Anyway, the thought struck me that, given a simple two-parameter model, I could prove (at least in a probabilistic sense) not only the existence of a large component but its uniqueness. One parameter would characterise the distribution of the number of connections made by each person, and the other would characterise the bias in favor of endogamy or exogamy. Provided, in an appropriate sense, that these parameters multiplied to a number greater than 1 for some large segment of the population, a network with a starting point in that segment would expand until it contained a substantial portion of the whole population.
It’s easy to see then, that there can’t be two large components (where large means, say, more than 100 members and more than 10 per cent of the relevant population), because the probability that at least one of the possible connections (more than 10 000, by assumption) will be made approaches 1.
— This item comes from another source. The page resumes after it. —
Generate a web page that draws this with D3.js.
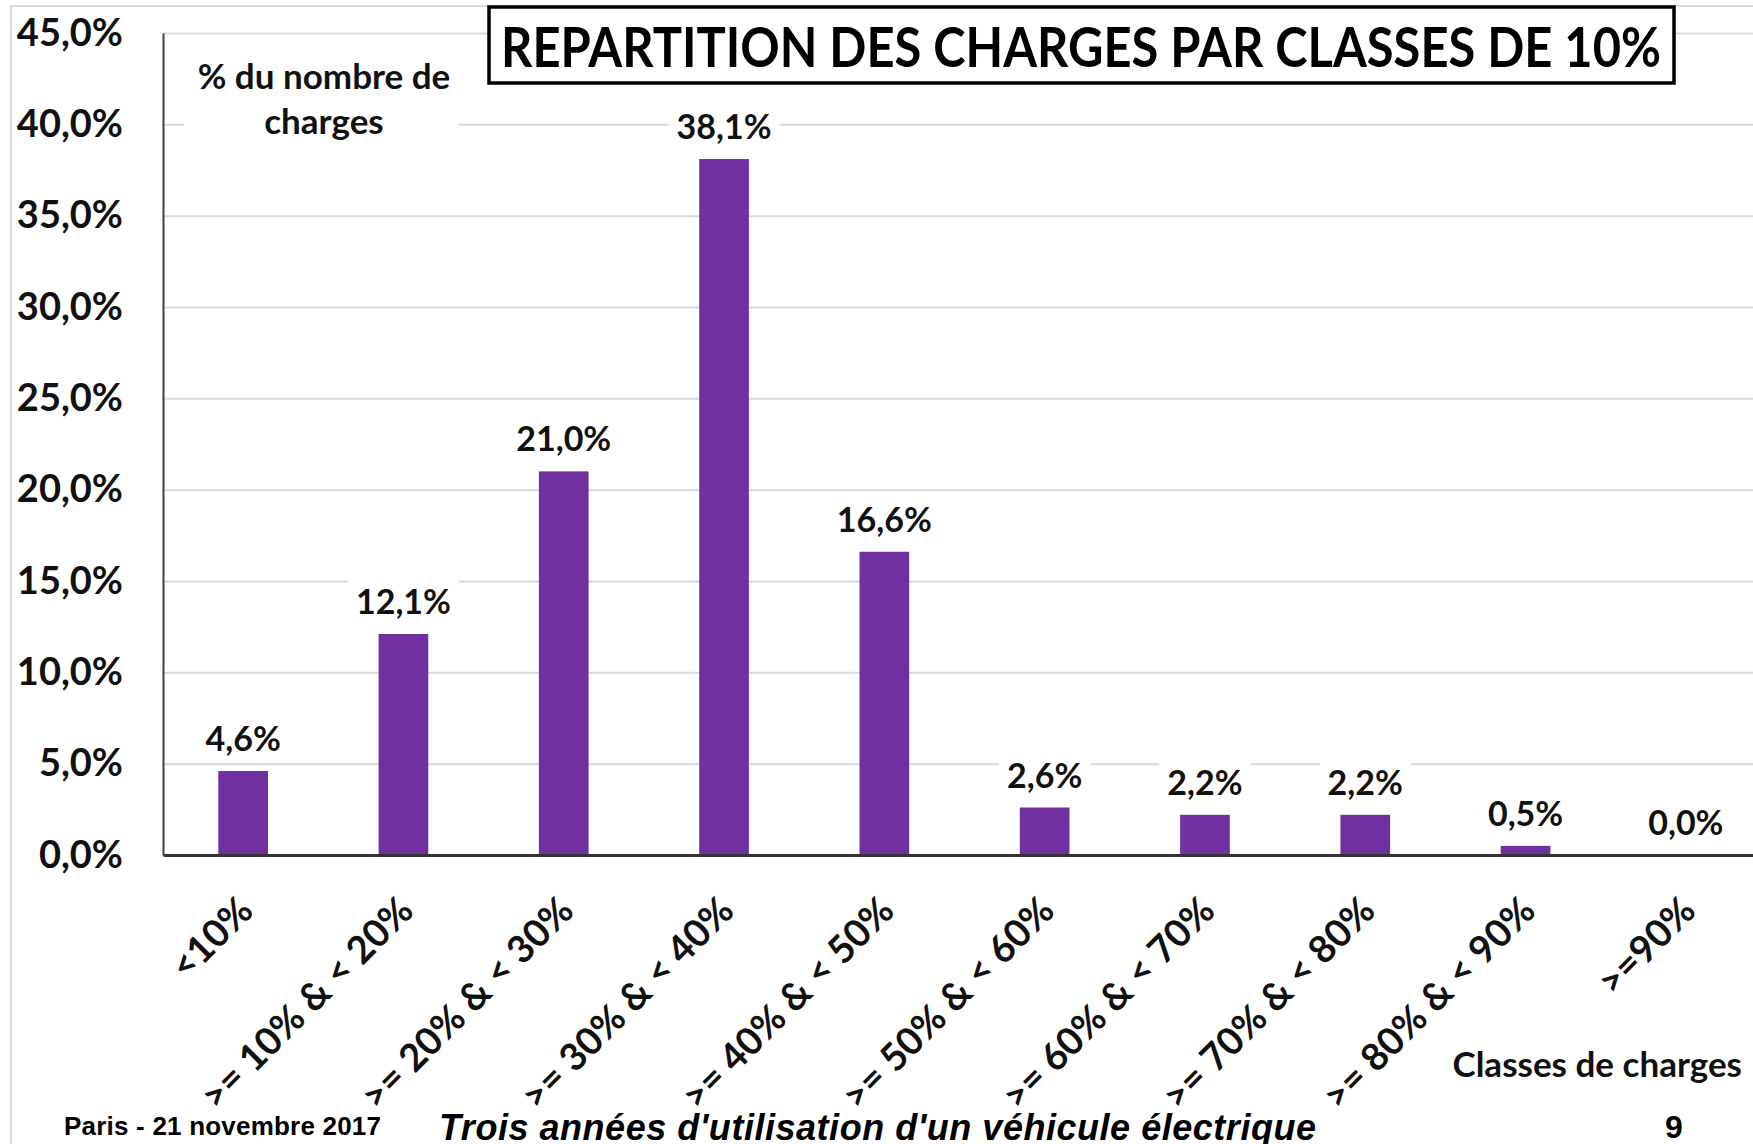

I’m recording this not because I think it’s a new discovery, but to raise a general point about research strategy in theoretical problems. The recommended strategy in most fields is to acquaint yourself thoroughly with the literature, then work out what new contribution you might be able to make. My preferred strategy is to begin with only a cursory knowledge of the field in question, work out how I would answer a question of interest and only then consult the literature.
The disadvantage of this approach is that you spend a lot of time reinventing wheels, since most questions of interest have already been answered in one way or another. The advantages, though, are substantial. First, it’s easier to understand something you’ve worked out for yourself than something you’ve read by somebody else. Second, in most research topics, the literature bears the marks of its history. What this means is that the substantive theoretical insights are inextricably mixed with accidental effects. If Professor A, the author of the first big paper in the field, thought that axiom X was crucial and axiom Y was uncontroversial, it’s likely that axiom X will continue to get a lot of attention, whether or not its justified, and that anyone who questions axiom Y will be regarded as ill-informed. If you come to the problem afresh, you may see it differently (not necessarily a good thing if you want to publish lots of articles in journals edited by the students of Professor A, but if you already have tenure this isn’t such a problem).
fn1. This is economist jargon for things we think are true but for which we have no solid evidence
Anyway, I’d welcome anyone pointing me to where my results have been anticipated, as well as any thoughts on research strategy.